GraphQLite creates the following indexes at schema initialisation time:

The property indexes use a covering index pattern: (key_id, value, node_id). When SQLite evaluates WHERE a.age = 42, it can satisfy the entire lookup from the index without touching the table heap — key_id filters to the right property, value satisfies the predicate, and node_id is the output needed to join back to the nodes table.

The JSON index omits the value because JSON blobs are not comparable as a unit; individual JSON paths are accessed via json_extract() at query time.

Trade-offs

Read performance. A simple MATCH (n:Person) RETURN n.name requires a label scan via idx_node_labels_label plus one correlated subquery per returned property per row. For small graphs (under 100K nodes), this is fast. As the result set grows, the correlated subqueries become the bottleneck. The optimizer cannot always lift them into a join, though covering indexes mitigate this significantly.

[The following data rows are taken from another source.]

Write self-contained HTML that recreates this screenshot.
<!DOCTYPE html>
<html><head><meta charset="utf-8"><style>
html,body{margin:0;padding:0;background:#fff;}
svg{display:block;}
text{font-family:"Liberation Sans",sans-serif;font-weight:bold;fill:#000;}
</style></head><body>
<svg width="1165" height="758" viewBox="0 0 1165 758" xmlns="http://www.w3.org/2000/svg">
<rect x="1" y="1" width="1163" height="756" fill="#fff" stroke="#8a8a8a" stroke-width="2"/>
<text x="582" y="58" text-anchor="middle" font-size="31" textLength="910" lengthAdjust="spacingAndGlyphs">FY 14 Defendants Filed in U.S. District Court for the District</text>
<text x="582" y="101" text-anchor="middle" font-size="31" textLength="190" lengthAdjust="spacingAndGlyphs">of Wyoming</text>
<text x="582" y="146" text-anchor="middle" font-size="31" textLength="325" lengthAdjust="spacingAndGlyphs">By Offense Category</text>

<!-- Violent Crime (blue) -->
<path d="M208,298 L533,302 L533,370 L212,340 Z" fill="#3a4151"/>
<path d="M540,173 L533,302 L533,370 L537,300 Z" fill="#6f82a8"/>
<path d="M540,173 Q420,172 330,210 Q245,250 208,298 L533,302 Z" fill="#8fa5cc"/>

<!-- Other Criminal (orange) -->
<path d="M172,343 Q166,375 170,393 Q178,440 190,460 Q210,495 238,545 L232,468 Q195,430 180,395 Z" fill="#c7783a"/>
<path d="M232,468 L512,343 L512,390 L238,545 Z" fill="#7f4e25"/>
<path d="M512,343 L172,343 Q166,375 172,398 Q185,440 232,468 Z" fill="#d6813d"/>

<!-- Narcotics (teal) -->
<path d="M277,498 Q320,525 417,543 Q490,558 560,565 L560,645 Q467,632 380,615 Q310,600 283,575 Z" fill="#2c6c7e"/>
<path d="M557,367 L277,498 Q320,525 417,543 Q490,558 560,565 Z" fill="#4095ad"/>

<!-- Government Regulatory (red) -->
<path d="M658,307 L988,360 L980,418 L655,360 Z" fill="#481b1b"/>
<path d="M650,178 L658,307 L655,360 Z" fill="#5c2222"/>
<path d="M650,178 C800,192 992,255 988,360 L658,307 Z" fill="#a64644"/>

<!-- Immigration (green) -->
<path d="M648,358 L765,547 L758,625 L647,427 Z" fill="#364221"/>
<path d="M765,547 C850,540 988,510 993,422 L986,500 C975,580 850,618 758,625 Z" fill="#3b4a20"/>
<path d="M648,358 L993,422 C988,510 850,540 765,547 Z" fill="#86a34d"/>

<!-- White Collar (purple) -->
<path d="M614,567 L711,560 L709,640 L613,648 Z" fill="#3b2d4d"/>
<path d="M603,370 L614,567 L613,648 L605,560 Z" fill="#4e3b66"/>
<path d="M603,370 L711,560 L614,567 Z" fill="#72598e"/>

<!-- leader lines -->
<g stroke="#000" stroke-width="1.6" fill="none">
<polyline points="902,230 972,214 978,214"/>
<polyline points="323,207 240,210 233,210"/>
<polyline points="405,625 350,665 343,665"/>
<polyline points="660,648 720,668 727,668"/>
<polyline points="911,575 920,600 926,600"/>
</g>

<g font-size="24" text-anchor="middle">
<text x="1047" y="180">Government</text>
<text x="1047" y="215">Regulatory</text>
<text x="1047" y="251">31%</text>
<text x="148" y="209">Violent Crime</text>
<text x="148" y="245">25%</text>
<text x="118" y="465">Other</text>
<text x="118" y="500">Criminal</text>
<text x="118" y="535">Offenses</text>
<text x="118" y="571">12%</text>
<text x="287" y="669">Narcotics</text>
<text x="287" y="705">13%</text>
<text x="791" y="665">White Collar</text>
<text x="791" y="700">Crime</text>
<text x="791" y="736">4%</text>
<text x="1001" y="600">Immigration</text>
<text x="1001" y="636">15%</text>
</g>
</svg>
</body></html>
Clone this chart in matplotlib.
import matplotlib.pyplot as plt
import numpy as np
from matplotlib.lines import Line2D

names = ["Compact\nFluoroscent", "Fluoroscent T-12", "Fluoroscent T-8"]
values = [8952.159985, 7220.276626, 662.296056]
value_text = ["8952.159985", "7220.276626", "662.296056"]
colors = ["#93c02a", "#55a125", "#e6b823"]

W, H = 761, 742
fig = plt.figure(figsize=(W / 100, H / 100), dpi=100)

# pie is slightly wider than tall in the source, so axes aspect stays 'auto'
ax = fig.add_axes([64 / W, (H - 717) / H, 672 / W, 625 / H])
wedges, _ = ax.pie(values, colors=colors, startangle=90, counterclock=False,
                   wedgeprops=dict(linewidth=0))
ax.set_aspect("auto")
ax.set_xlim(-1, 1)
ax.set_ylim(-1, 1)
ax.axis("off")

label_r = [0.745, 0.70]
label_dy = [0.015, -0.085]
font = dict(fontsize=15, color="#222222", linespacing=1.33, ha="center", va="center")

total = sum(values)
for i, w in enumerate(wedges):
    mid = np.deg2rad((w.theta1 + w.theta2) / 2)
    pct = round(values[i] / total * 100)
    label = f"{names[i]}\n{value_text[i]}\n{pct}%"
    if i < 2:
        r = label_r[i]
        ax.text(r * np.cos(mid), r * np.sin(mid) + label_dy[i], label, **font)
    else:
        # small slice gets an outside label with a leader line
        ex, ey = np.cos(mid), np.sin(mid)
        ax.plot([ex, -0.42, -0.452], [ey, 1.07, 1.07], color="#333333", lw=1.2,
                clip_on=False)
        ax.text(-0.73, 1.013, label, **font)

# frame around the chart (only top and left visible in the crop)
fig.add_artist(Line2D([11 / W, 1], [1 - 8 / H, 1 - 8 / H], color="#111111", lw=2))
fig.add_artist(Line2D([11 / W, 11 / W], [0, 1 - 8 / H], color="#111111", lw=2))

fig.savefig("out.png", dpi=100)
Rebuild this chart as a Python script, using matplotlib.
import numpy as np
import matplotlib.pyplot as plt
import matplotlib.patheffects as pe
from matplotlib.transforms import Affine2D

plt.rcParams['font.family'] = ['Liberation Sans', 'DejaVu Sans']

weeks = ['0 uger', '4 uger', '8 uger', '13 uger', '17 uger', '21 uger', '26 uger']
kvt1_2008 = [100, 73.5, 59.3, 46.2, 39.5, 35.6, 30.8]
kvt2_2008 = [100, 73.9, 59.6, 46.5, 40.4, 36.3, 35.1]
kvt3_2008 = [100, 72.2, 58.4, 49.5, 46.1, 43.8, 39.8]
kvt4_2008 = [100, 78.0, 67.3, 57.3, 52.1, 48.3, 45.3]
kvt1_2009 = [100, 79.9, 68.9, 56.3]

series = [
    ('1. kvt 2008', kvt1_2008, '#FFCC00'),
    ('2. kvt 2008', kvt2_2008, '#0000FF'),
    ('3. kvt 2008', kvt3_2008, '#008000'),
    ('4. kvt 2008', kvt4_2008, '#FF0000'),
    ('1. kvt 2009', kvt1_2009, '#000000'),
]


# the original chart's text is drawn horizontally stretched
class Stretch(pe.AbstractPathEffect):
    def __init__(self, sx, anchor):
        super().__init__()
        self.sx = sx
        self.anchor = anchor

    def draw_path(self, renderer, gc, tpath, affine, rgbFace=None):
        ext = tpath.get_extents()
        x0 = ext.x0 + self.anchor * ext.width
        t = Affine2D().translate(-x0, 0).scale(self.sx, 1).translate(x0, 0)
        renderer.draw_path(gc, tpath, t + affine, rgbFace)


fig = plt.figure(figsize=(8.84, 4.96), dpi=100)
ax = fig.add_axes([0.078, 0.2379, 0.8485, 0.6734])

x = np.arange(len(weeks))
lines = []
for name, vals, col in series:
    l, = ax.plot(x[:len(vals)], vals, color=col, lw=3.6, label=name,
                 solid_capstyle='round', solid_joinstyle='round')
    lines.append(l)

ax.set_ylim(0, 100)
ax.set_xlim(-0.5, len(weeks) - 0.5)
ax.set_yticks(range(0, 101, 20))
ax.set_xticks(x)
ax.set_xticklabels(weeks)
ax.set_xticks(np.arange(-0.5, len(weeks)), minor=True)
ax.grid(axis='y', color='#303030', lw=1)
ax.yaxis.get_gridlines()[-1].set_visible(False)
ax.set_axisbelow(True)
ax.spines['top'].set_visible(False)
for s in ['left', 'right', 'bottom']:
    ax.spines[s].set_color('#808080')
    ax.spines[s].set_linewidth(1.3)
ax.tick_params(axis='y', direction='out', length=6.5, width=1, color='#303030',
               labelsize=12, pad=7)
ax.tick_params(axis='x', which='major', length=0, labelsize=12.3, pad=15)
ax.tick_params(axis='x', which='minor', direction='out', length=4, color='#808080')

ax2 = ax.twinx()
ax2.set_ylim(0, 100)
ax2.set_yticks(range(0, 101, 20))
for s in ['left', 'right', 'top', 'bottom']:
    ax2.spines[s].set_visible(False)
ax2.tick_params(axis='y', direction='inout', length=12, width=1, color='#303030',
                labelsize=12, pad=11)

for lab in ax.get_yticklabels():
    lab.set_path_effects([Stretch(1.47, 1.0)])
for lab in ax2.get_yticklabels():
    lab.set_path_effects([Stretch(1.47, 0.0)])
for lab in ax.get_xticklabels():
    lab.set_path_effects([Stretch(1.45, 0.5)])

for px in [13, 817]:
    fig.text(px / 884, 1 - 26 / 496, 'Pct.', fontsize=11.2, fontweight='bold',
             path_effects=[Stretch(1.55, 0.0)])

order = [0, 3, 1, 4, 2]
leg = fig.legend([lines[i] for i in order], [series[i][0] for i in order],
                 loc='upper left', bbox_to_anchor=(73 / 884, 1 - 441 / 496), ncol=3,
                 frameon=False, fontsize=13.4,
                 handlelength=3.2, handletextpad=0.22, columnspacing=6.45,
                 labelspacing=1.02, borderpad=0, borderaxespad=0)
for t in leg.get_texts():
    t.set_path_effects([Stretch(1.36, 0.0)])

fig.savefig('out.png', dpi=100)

Write overhead. Creating a single node with three properties requires:

• 1 insert into nodes
• 1 insert into node_labels
• Up to 3 inserts into property_keys (or cache hits)
• 3 inserts into the appropriate node_props_* tables

That is 7 or more inserts per node. For bulk loading, the Python and Rust bindings provide insert_nodes_bulk() and insert_edges_bulk() methods that bypass the Cypher parser and use direct SQL within a single BEGIN IMMEDIATE transaction. This is 100–500x faster than issuing CREATE queries through cypher().

Schema flexibility. Adding new properties to existing nodes requires no migration. A Person node created yesterday with name and age can have email added tomorrow with no schema change. This is a significant advantage for evolving data models.

Query complexity. The generated SQL for even simple Cypher queries is verbose. This makes the EXPLAIN prefix particularly valuable: EXPLAIN MATCH (a)-[:KNOWS]->(b) RETURN b.name returns the generated SQL so you can understand exactly what SQLite will execute.